Il m’a alors paru nécessaire de détourner cette image de « la blanche venue leur apporter quelque chose qu’ils n’ont pas », pour leur faire plutôt découvrir une relation d’échange basée sur plusieurs modes de communication : l’anglais était alors en premier lieu notre langage verbal commun, tandis que je ne manquais pas d’employer les quelques mots de balinais ou de Bahasa Indonesia appris. Puis l’art, en tant que mode de communication non-verbale, venait compléter cet échange.
Difficile pour la plupart d’entre eux de trouver comment être auteur de sa propre création, de ne pas être tenté de copier ou de se laisser influencer par l’autre. C’était à moi de les accompagner sur ce chemin de la création car, pour des enfants qui ont peu d’estime d’eux-mêmes, la découverte d’être créatif, d’être auteur d’une production unique est un moyen de leur faire gagner en confiance.
Pour certains, peu évident aussi au départ de montrer sa production, de se montrer avec sa production. Mais petit à petit la gêne disparaît et c’est tout sourire que la plupart souhaitent finalement se faire photographier en affichant ce dont ils sont auteurs et ainsi communiquer leur créativité.

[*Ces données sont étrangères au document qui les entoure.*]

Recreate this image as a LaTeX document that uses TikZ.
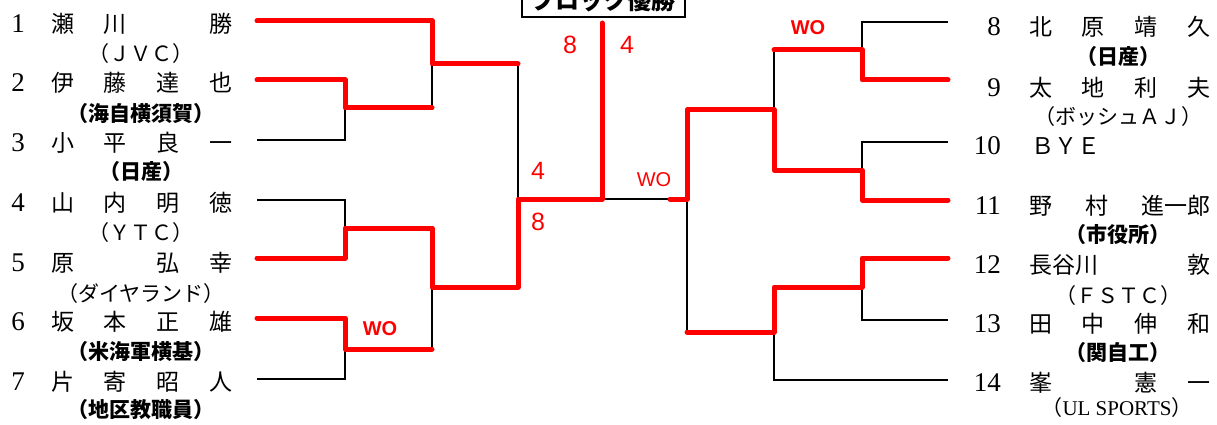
\documentclass[tikz,border=0pt]{standalone}
\usepackage{fontspec}
\newfontfamily\jpfont{Noto Sans CJK JP}
\newfontfamily\seedfont{Liberation Serif}
\newfontfamily\redsans{Liberation Sans}
\usetikzlibrary{calc}

% spread a name over the fixed name column
\newcommand{\spread}[1]{\hbox to 181pt{#1}}

\begin{document}
\begin{tikzpicture}[
  x=1pt, y=-1pt,
  bk/.style={line width=1.5pt},
  win/.style={red, line width=5pt, line join=round, line cap=round},
  pname/.style={font=\jpfont\fontsize{23}{23}\selectfont, inner sep=0pt, anchor=west},
  club/.style={font=\jpfont\fontsize{21}{21}\selectfont, inner sep=0pt},
  clubb/.style={club, font=\jpfont\bfseries\fontsize{21}{21}\selectfont},
  seed/.style={font=\seedfont\fontsize{27}{27}\selectfont, inner sep=0pt},
  score/.style={font=\redsans\fontsize{25}{25}\selectfont, text=red, inner sep=0pt},
  wo/.style={font=\redsans\bfseries\fontsize{20}{20}\selectfont, text=red, inner sep=0pt}
]
  \useasboundingbox (0,0) rectangle (1217,425);
  \clip (0,0) rectangle (1217,425);

  % left entries
  \node[seed] (s1) at (18,24)  {1};  \node[pname] (n1) at (51,24)  {\spread{瀬\hfill 川\hfill\hphantom{一}\hfill 勝}};
  \node[club] (c1) at (141,54)  {（ＪＶＣ）};
  \node[seed] (s2) at (18,83)  {2};  \node[pname] (n2) at (51,83)  {\spread{伊\hfill 藤\hfill 達\hfill 也}};
  \node[clubb] (c2) at (141,114) {（海自横須賀）};
  \node[seed] (s3) at (18,143) {3};  \node[pname] (n3) at (51,143) {\spread{小\hfill 平\hfill 良\hfill 一}};
  \node[clubb] (c3) at (141,172) {（日産）};
  \node[seed] (s4) at (18,203) {4};  \node[pname] (n4) at (51,203) {\spread{山\hfill 内\hfill 明\hfill 徳}};
  \node[club] (c4) at (141,233) {（ＹＴＣ）};
  \node[seed] (s5) at (18,263) {5};  \node[pname] (n5) at (51,263) {\spread{原\hfill\hphantom{一}\hfill 弘\hfill 幸}};
  \node[club] (c5) at (141,294) {（ダイヤランド）};
  \node[seed] (s6) at (18,322) {6};  \node[pname] (n6) at (51,322) {\spread{坂\hfill 本\hfill 正\hfill 雄}};
  \node[clubb] (c6) at (141,352) {（米海軍横基）};
  \node[seed] (s7) at (18,382) {7};  \node[pname] (n7) at (51,382) {\spread{片\hfill 寄\hfill 昭\hfill 人}};
  \node[clubb] (c7) at (141,410) {（地区教職員）};

  % right entries
  \node[seed, anchor=east] (s8)  at (1001,27)  {8};  \node[pname] (n8)  at (1029,27)  {\spread{北\hfill 原\hfill 靖\hfill 久}};
  \node[clubb] (c8)  at (1118,57)  {（日産）};
  \node[seed, anchor=east] (s9)  at (1001,88)  {9};  \node[pname] (n9)  at (1029,88)  {\spread{太\hfill 地\hfill 利\hfill 夫}};
  \node[club] (c9)  at (1118,117) {（ボッシュＡＪ）};
  \node[seed, anchor=east] (s10) at (1001,146) {10}; \node[pname] (n10) at (1031,146) {ＢＹＥ};
  \node[seed, anchor=east] (s11) at (1001,206) {11}; \node[pname] (n11) at (1029,206) {\spread{野\hfill 村\hfill 進一郎}};
  \node[clubb] (c11) at (1118,235) {（市役所）};
  \node[seed, anchor=east] (s12) at (1001,265) {12}; \node[pname] (n12) at (1029,265) {\spread{長谷川\hfill 敦}};
  \node[club] (c12) at (1118,296) {（ＦＳＴＣ）};
  \node[seed, anchor=east] (s13) at (1001,324) {13}; \node[pname] (n13) at (1029,324) {\spread{田\hfill 中\hfill 伸\hfill 和}};
  \node[clubb] (c13) at (1118,353) {（関自工）};
  \node[seed, anchor=east] (s14) at (1001,383) {14}; \node[pname] (n14) at (1029,383) {\spread{峯\hfill\hphantom{一}\hfill 憲\hfill 一}};
  \node[club] (c14) at (1117,408) {（{\seedfont\fontsize{21}{21}\selectfont UL SPORTS}）};

  % title box
  \node[draw, line width=2pt, anchor=south, minimum width=163pt, minimum height=34pt,
        font=\jpfont\bfseries\fontsize{24}{24}\selectfont] (title) at (603.5,18) {ブロック優勝};

  % line ends and match points
  \coordinate (e1) at (257,21);  \coordinate (e2) at (257,80);  \coordinate (e3) at (257,140);
  \coordinate (e4) at (257,200); \coordinate (e5) at (257,258); \coordinate (e6) at (257,318);
  \coordinate (e7) at (257,379);
  \coordinate (e8) at (948,22);  \coordinate (e9) at (948,80);  \coordinate (e10) at (948,142);
  \coordinate (e11) at (948,200); \coordinate (e12) at (948,258); \coordinate (e13) at (948,320);
  \coordinate (e14) at (948,380);
  \coordinate (a23) at (345,108); \coordinate (a45) at (345,228); \coordinate (a67) at (345,349);
  \coordinate (b1) at (432,64);   \coordinate (b47) at (432,287);
  \coordinate (c17) at (518,199); \coordinate (fin) at (602,199); \coordinate (top) at (602,23);
  \coordinate (a89) at (862,50);  \coordinate (a1011) at (862,170); \coordinate (a1213) at (862,287);
  \coordinate (b811) at (774,110); \coordinate (b1214) at (774,332);
  \coordinate (d814) at (687,199); \coordinate (stub) at (670,199);

  % full bracket
  \draw[bk] (e2) -| (a23) |- (e3);  \draw[bk] (e4) -| (a45) |- (e5);  \draw[bk] (e6) -| (a67) |- (e7);
  \draw[bk] (e1) -| (b1) |- (a23);  \draw[bk] (a45) -| (b47) |- (a67);
  \draw[bk] (b1) -| (c17) |- (b47); \draw[bk] (c17) -- (fin) -- (d814);
  \draw[bk] (e8) -| (a89) |- (e9);  \draw[bk] (e10) -| (a1011) |- (e11); \draw[bk] (e12) -| (a1213) |- (e13);
  \draw[bk] (a89) -| (b811) |- (a1011); \draw[bk] (a1213) -| (b1214) |- (e14);
  \draw[bk] (b811) -| (d814) |- (b1214);

  % winners
  \draw[win] (e1) -| (b1) -- (b1 -| c17);
  \draw[win] (e2) -| (a23) -- (a23 -| b1);
  \draw[win] (e5) -| (a45) -| (b47) -| (c17) -- (fin) -- (top);
  \draw[win] (e6) -| (a67) -- (a67 -| b47);
  \draw[win] (e9) -| (a89) -- (a89 -| b811);
  \draw[win] (e11) -| (a1011) -| (b811) -| (d814) -- (stub);
  \draw[win] (e12) -| (a1213) -| (b1214) -- (b1214 -| d814);

  % scores
  \node[score] (t8) at (570,45) {8};   \node[score] (t4) at (627,45) {4};
  \node[score] (u4) at (538,171) {4};  \node[score] (u8) at (538,222) {8};
  \node[score, font=\redsans\fontsize{20}{20}\selectfont] (wo1) at (654,180) {WO};
  \node[wo] (wo2) at (808,28) {WO};    \node[wo] (wo3) at (380,329) {WO};
\end{tikzpicture}
\end{document}
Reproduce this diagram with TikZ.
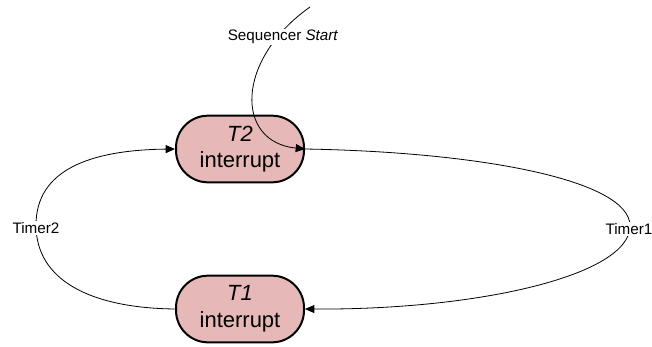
\documentclass[tikz,border=0pt]{standalone}
\usepackage{fontspec}
\setmainfont{Liberation Sans}
\usepackage{tikz}
\usetikzlibrary{arrows.meta}
\definecolor{intpink}{RGB}{230,184,183}
\tikzset{
    %Define standard arrow tip
    >={Triangle[length=7pt,width=6pt]},
    %Define style for the interrupt boxes
    intbox/.style={
           rectangle,
           rounded corners=24pt,
           draw=black, line width=1.5pt,
           fill=intpink,
           minimum width=96pt,
           minimum height=50pt,
           inner sep=0pt,
           font=\fontsize{16.5}{20}\selectfont,
           align=center},
    % Define style for the labels on the arcs
    arclabel/.style={
           fill=white,
           inner sep=1pt,
           font=\fontsize{11.4}{13}\selectfont},
    % Define arrow style
    pil/.style={
           ->,
           line width=0.6pt}
}

\begin{document}
\begin{tikzpicture}[x=0.75pt,y=-0.75pt]
\useasboundingbox (0,0) rectangle (652,346);

 %nodes
\node[intbox] (t2) at (240,149) {\textit{T2}\\interrupt};
\node[intbox] (t1) at (240,309) {\textit{T1}\\interrupt};
\coordinate (seq) at (310,7);
\coordinate (tm1) at (630,226);
\coordinate (tm2) at (36,225);

 %arcs
\draw[pil] (seq) .. controls (235,60) and (235,142) .. (t2.east);
\draw[pil] (t2.east) .. controls (480,152) and (630,180) .. (tm1)
    .. controls (630,275) and (480,310) .. (t1.east);
\draw[pil] (t1.west) .. controls (90,308) and (36,280) .. (tm2)
    .. controls (36,170) and (90,150) .. (t2.west);

 %labels
\node[arclabel] (seqlbl) at (283,37) {Sequencer \textit{Start}};
\node[arclabel] (tm1lbl) at (629,229) {Timer1};
\node[arclabel] (tm2lbl) at (36,228) {Timer2};
\end{tikzpicture}
\end{document}
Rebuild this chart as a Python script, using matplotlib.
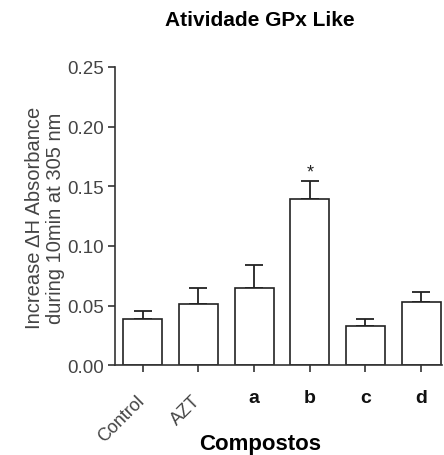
import matplotlib.pyplot as plt
import numpy as np

plt.rcParams['font.family'] = ['Liberation Sans', 'DejaVu Sans']

# Compounds and GPx-like activity (mean, SEM)
groups = ['Control', 'AZT', 'a', 'b', 'c', 'd']
means = [0.039, 0.051, 0.065, 0.139, 0.033, 0.053]
errors = [0.006, 0.014, 0.019, 0.015, 0.006, 0.008]
marks = ['', '', '', '*', '', '']

fig = plt.figure(figsize=(4.44, 4.56), dpi=100)
ax = fig.add_axes([0.259, 0.197, 0.737, 0.654])

x = np.arange(len(groups))
ax.bar(x, means, width=0.7, color='white', edgecolor='#222222', linewidth=1.2, zorder=2)
ax.errorbar(x, means, yerr=[np.zeros(len(errors)), errors], fmt='none',
            ecolor='#222222', elinewidth=1.3, capsize=6.5, capthick=1.3, zorder=1)

for xi, m, e, s in zip(x, means, errors, marks):
    if s:
        ax.text(xi, m + e + 0.001, s, ha='center', va='bottom', fontsize=13, color='#222222')

ax.set_xlim(-0.5, 5.38)
ax.set_ylim(0, 0.25)
ax.set_yticks([0, 0.05, 0.10, 0.15, 0.20, 0.25])
ax.set_yticklabels(['0.00', '0.05', '0.10', '0.15', '0.20', '0.25'])
ax.set_xticks(x)
ax.set_xticklabels([])
for xi, g in zip(x, groups):
    if g in ('Control', 'AZT'):
        ax.text(xi + 0.1, -0.022, g, rotation=45, ha='right', va='top', fontsize=13,
                color='#444444')
    else:
        ax.text(xi, -0.031, g, ha='center', va='baseline', fontsize=14, fontweight='bold',
                color='#111111')

for side in ['top', 'right']:
    ax.spines[side].set_visible(False)
for side in ['left', 'bottom']:
    ax.spines[side].set_linewidth(1.2)
    ax.spines[side].set_color('#333333')

ax.tick_params(axis='both', direction='out', length=5, width=1.2, color='#333333')
ax.tick_params(axis='y', labelsize=13.5, labelcolor='#444444', pad=3)

fig.text(45 / 444, 1 - 218 / 456, 'Increase \u0394H Absorbance\nduring 10min at 305 nm',
         rotation=90, ha='center', va='center', fontsize=14.5, color='#444444',
         linespacing=1.1)
fig.text(260 / 444, 1 - 445 / 456, 'Compostos', ha='center', va='center',
         fontsize=16, fontweight='bold')
fig.text(260 / 444, 1 - 21 / 456, 'Atividade GPx Like', ha='center', va='center',
         fontsize=15, fontweight='bold')

fig.savefig('out.png', dpi=100)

“I like painting !” dit l’un. “I like drawing!” dit l’autre. Et leurs yeux scintillants ainsi que leurs sourires – qui ne quittent rarement leur visage – traduisent leur gratitude envers moi pour leur avoir offert la possibilité de s’exprimer ainsi artistiquement.
Alors qu’après chaque atelier je repartais vers mon hébergement, je croisais sur la route longeant la mer ces mêmes enfants que je venais de quitter : en compagnie d’un père ou d’un frère pêcheurs nettoyant leur bateau ou réparant leur filet de pêche, ils s’adressaient à eux tout en me désignant ou m’adressant un signe. J’imaginais alors leur discours : « C’est avec elle qu’on a dessiné aujourd’hui ! ». Et je sentais la joie qui me traversait d’avoir pu apporter à ces jeunes cette ouverture, ce moment pour eux inouï. J’apprenais par la suite que certains avaient même fait des kilomètres à pieds pour participer aux ateliers.